▶ Exercise instructions
Write out each line word for word. Drop pictures.

[START OF Extracted records]

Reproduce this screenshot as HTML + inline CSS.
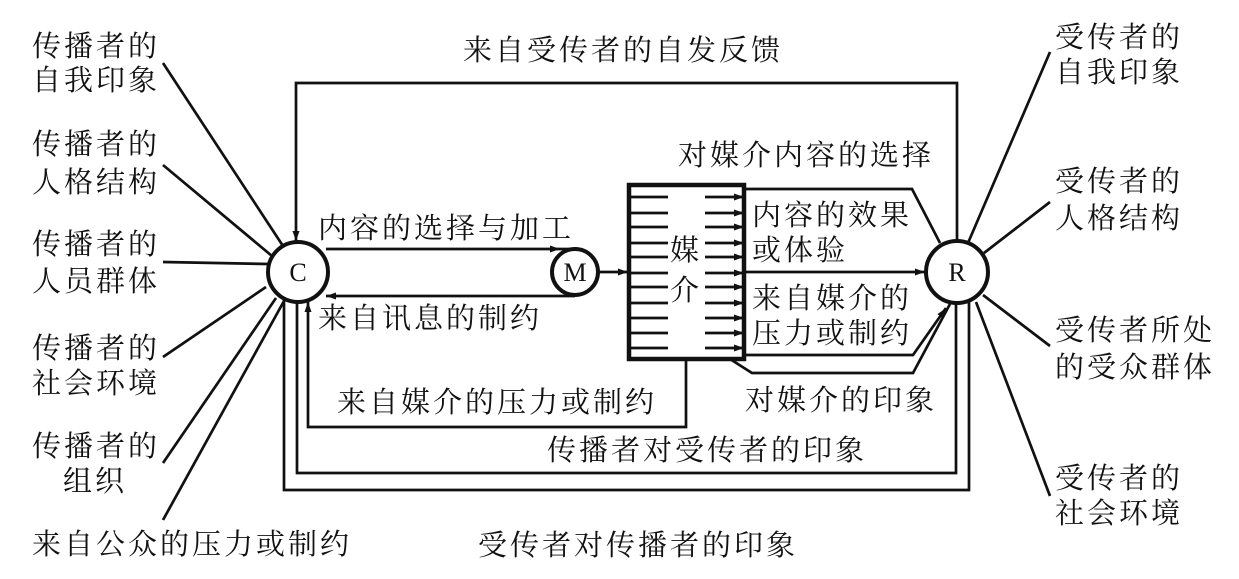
<!DOCTYPE html>
<html><head><meta charset="utf-8"><style>
html,body{margin:0;padding:0;background:#fff;}
svg{display:block;}
text{font-family:"Liberation Serif","Noto Serif CJK SC",serif;font-size:29px;fill:#111;letter-spacing:3px;}
.l{font-family:"Liberation Serif",serif;font-size:26px;letter-spacing:0;}
</style></head><body>
<svg width="1239" height="579" viewBox="0 0 1239 579" xmlns="http://www.w3.org/2000/svg">
<defs>
<marker id="a" viewBox="0 0 10 10" refX="10" refY="5" markerWidth="10" markerHeight="7" markerUnits="userSpaceOnUse" orient="auto" preserveAspectRatio="none"><path d="M0,0L10,5L0,10z" fill="#111"/></marker>
</defs>
<g stroke="#111" stroke-width="2.7" fill="none">
<line x1="163" y1="63" x2="283" y2="246"/>
<line x1="163" y1="165" x2="272" y2="256"/>
<line x1="163" y1="262" x2="268" y2="264"/>
<line x1="163" y1="357" x2="266" y2="287"/>
<line x1="163" y1="463" x2="276" y2="298"/>
<line x1="163" y1="520" x2="284" y2="301"/>
<line x1="1050" y1="52" x2="968" y2="243"/>
<line x1="1050" y1="202" x2="984" y2="253"/>
<line x1="1050" y1="346" x2="983" y2="295"/>
<line x1="1050" y1="496" x2="976" y2="302"/>
<polyline points="957,241 957,83 296,83 296,241" marker-end="url(#a)"/>
<polyline points="297,303 297,473 956,473 956,303"/>
<polyline points="284,300 284,490 969,490 969,302"/>
<line x1="326" y1="249" x2="560" y2="249" marker-end="url(#a)"/>
<line x1="560" y1="249" x2="575" y2="249"/>
<line x1="575" y1="296" x2="326" y2="296" marker-end="url(#a)"/>
<line x1="599" y1="272" x2="628" y2="272" marker-end="url(#a)"/>
<polyline points="686,359 686,427 308,427 308,302" marker-end="url(#a)"/>
<polyline points="744,189 912,189 940,243"/>
<line x1="744" y1="272" x2="925" y2="272" marker-end="url(#a)"/>
<polyline points="744,355 913,355 946,308" marker-end="url(#a)"/>
<polyline points="730,359 752,373 913,373 950,304"/>
<g stroke-width="2.8">
<line x1="630" y1="197" x2="668" y2="197"/><line x1="630" y1="213" x2="668" y2="213"/>
<line x1="630" y1="227" x2="668" y2="227"/><line x1="630" y1="243" x2="668" y2="243"/>
<line x1="630" y1="257" x2="668" y2="257"/><line x1="630" y1="273" x2="668" y2="273"/>
<line x1="630" y1="287" x2="668" y2="287"/><line x1="630" y1="303" x2="668" y2="303"/>
<line x1="630" y1="318" x2="668" y2="318"/><line x1="630" y1="333" x2="668" y2="333"/>
<line x1="630" y1="348" x2="668" y2="348"/>
</g>
<g stroke-width="2.8" marker-end="url(#a)">
<line x1="705" y1="197" x2="744" y2="197"/><line x1="705" y1="213" x2="744" y2="213"/>
<line x1="705" y1="227" x2="744" y2="227"/><line x1="705" y1="243" x2="744" y2="243"/>
<line x1="705" y1="257" x2="744" y2="257"/><line x1="705" y1="273" x2="744" y2="273"/>
<line x1="705" y1="287" x2="744" y2="287"/><line x1="705" y1="303" x2="744" y2="303"/>
<line x1="705" y1="318" x2="744" y2="318"/><line x1="705" y1="333" x2="744" y2="333"/>
<line x1="705" y1="348" x2="744" y2="348"/>
</g>
<rect x="629" y="185" width="115" height="174" stroke-width="4.5"/>
<circle cx="298" cy="272" r="30" fill="#fff" stroke-width="4"/>
<circle cx="575" cy="272" r="23" fill="#fff" stroke-width="4"/>
<circle cx="957" cy="272" r="31" fill="#fff" stroke-width="4"/>
</g>
<text class="l" x="298" y="281" text-anchor="middle">C</text>
<text class="l" x="575" y="281" text-anchor="middle">M</text>
<text class="l" x="957" y="281" text-anchor="middle">R</text>
<text x="32" y="56">传播者的</text><text x="32" y="90">自我印象</text>
<text x="32" y="154">传播者的</text><text x="32" y="192">人格结构</text>
<text x="32" y="254">传播者的</text><text x="32" y="291">人员群体</text>
<text x="32" y="358">传播者的</text><text x="32" y="393">社会环境</text>
<text x="32" y="456">传播者的</text><text x="63" y="491">组织</text>
<text x="32" y="554">来自公众的压力或制约</text>
<text x="1055" y="47">受传者的</text><text x="1055" y="82">自我印象</text>
<text x="1055" y="191">受传者的</text><text x="1055" y="228">人格结构</text>
<text x="1055" y="340">受传者所处</text><text x="1055" y="377">的受众群体</text>
<text x="1055" y="488">受传者的</text><text x="1055" y="523">社会环境</text>
<text x="463" y="60">来自受传者的自发反馈</text>
<text x="678" y="165">对媒介内容的选择</text>
<text x="318" y="238">内容的选择与加工</text>
<text x="318" y="328">来自讯息的制约</text>
<text x="337" y="412">来自媒介的压力或制约</text>
<text x="547" y="460">传播者对受传者的印象</text>
<text x="478" y="555">受传者对传播者的印象</text>
<text x="745" y="410">对媒介的印象</text>
<text x="752" y="225">内容的效果</text><text x="752" y="260">或体验</text>
<text x="752" y="308">来自媒介的</text><text x="752" y="343">压力或制约</text>
<rect x="669" y="233" width="33" height="70" fill="#fff"/>
<text x="670" y="260">媒</text><text x="670" y="300">介</text>
</svg>
</body></html>
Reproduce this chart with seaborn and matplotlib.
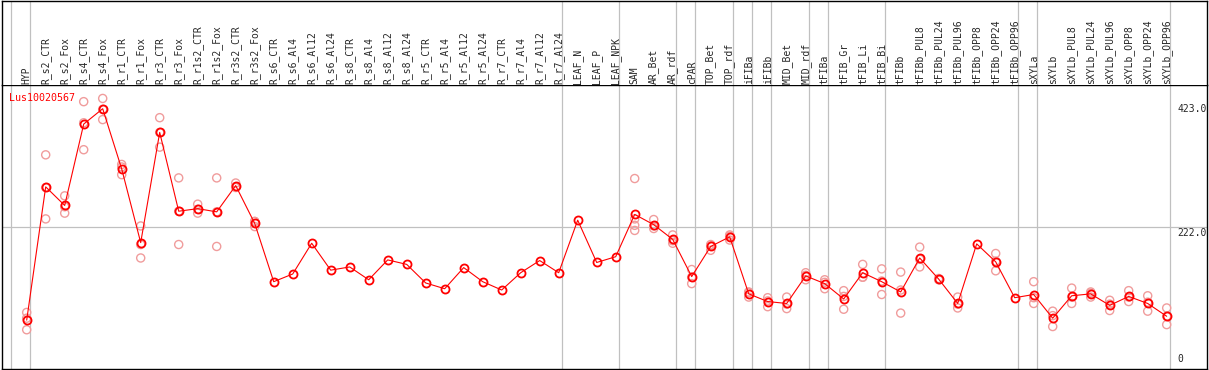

[END OF Extracted records]

▶ Solution to the problem
Reproduce this screenshot as HTML + inline CSS.
<!DOCTYPE html>
<html><head><meta charset="utf-8"><style>
html,body{margin:0;padding:0;background:#fff;}
svg{display:block;}
text{font-family:"Liberation Serif","Noto Serif CJK SC",serif;font-size:29px;fill:#111;letter-spacing:3px;}
.l{font-family:"Liberation Serif",serif;font-size:26px;letter-spacing:0;}
</style></head><body>
<svg width="1239" height="579" viewBox="0 0 1239 579" xmlns="http://www.w3.org/2000/svg">
<defs>
<marker id="a" viewBox="0 0 10 10" refX="10" refY="5" markerWidth="10" markerHeight="7" markerUnits="userSpaceOnUse" orient="auto" preserveAspectRatio="none"><path d="M0,0L10,5L0,10z" fill="#111"/></marker>
</defs>
<g stroke="#111" stroke-width="2.7" fill="none">
<line x1="163" y1="63" x2="283" y2="246"/>
<line x1="163" y1="165" x2="272" y2="256"/>
<line x1="163" y1="262" x2="268" y2="264"/>
<line x1="163" y1="357" x2="266" y2="287"/>
<line x1="163" y1="463" x2="276" y2="298"/>
<line x1="163" y1="520" x2="284" y2="301"/>
<line x1="1050" y1="52" x2="968" y2="243"/>
<line x1="1050" y1="202" x2="984" y2="253"/>
<line x1="1050" y1="346" x2="983" y2="295"/>
<line x1="1050" y1="496" x2="976" y2="302"/>
<polyline points="957,241 957,83 296,83 296,241" marker-end="url(#a)"/>
<polyline points="297,303 297,473 956,473 956,303"/>
<polyline points="284,300 284,490 969,490 969,302"/>
<line x1="326" y1="249" x2="560" y2="249" marker-end="url(#a)"/>
<line x1="560" y1="249" x2="575" y2="249"/>
<line x1="575" y1="296" x2="326" y2="296" marker-end="url(#a)"/>
<line x1="599" y1="272" x2="628" y2="272" marker-end="url(#a)"/>
<polyline points="686,359 686,427 308,427 308,302" marker-end="url(#a)"/>
<polyline points="744,189 912,189 940,243"/>
<line x1="744" y1="272" x2="925" y2="272" marker-end="url(#a)"/>
<polyline points="744,355 913,355 946,308" marker-end="url(#a)"/>
<polyline points="730,359 752,373 913,373 950,304"/>
<g stroke-width="2.8">
<line x1="630" y1="197" x2="668" y2="197"/><line x1="630" y1="213" x2="668" y2="213"/>
<line x1="630" y1="227" x2="668" y2="227"/><line x1="630" y1="243" x2="668" y2="243"/>
<line x1="630" y1="257" x2="668" y2="257"/><line x1="630" y1="273" x2="668" y2="273"/>
<line x1="630" y1="287" x2="668" y2="287"/><line x1="630" y1="303" x2="668" y2="303"/>
<line x1="630" y1="318" x2="668" y2="318"/><line x1="630" y1="333" x2="668" y2="333"/>
<line x1="630" y1="348" x2="668" y2="348"/>
</g>
<g stroke-width="2.8" marker-end="url(#a)">
<line x1="705" y1="197" x2="744" y2="197"/><line x1="705" y1="213" x2="744" y2="213"/>
<line x1="705" y1="227" x2="744" y2="227"/><line x1="705" y1="243" x2="744" y2="243"/>
<line x1="705" y1="257" x2="744" y2="257"/><line x1="705" y1="273" x2="744" y2="273"/>
<line x1="705" y1="287" x2="744" y2="287"/><line x1="705" y1="303" x2="744" y2="303"/>
<line x1="705" y1="318" x2="744" y2="318"/><line x1="705" y1="333" x2="744" y2="333"/>
<line x1="705" y1="348" x2="744" y2="348"/>
</g>
<rect x="629" y="185" width="115" height="174" stroke-width="4.5"/>
<circle cx="298" cy="272" r="30" fill="#fff" stroke-width="4"/>
<circle cx="575" cy="272" r="23" fill="#fff" stroke-width="4"/>
<circle cx="957" cy="272" r="31" fill="#fff" stroke-width="4"/>
</g>
<text class="l" x="298" y="281" text-anchor="middle">C</text>
<text class="l" x="575" y="281" text-anchor="middle">M</text>
<text class="l" x="957" y="281" text-anchor="middle">R</text>
<text x="32" y="56">传播者的</text><text x="32" y="90">自我印象</text>
<text x="32" y="154">传播者的</text><text x="32" y="192">人格结构</text>
<text x="32" y="254">传播者的</text><text x="32" y="291">人员群体</text>
<text x="32" y="358">传播者的</text><text x="32" y="393">社会环境</text>
<text x="32" y="456">传播者的</text><text x="63" y="491">组织</text>
<text x="32" y="554">来自公众的压力或制约</text>
<text x="1055" y="47">受传者的</text><text x="1055" y="82">自我印象</text>
<text x="1055" y="191">受传者的</text><text x="1055" y="228">人格结构</text>
<text x="1055" y="340">受传者所处</text><text x="1055" y="377">的受众群体</text>
<text x="1055" y="488">受传者的</text><text x="1055" y="523">社会环境</text>
<text x="463" y="60">来自受传者的自发反馈</text>
<text x="678" y="165">对媒介内容的选择</text>
<text x="318" y="238">内容的选择与加工</text>
<text x="318" y="328">来自讯息的制约</text>
<text x="337" y="412">来自媒介的压力或制约</text>
<text x="547" y="460">传播者对受传者的印象</text>
<text x="478" y="555">受传者对传播者的印象</text>
<text x="745" y="410">对媒介的印象</text>
<text x="752" y="225">内容的效果</text><text x="752" y="260">或体验</text>
<text x="752" y="308">来自媒介的</text><text x="752" y="343">压力或制约</text>
<rect x="669" y="233" width="33" height="70" fill="#fff"/>
<text x="670" y="260">媒</text><text x="670" y="300">介</text>
</svg>
</body></html>
Reproduce this chart with seaborn and matplotlib.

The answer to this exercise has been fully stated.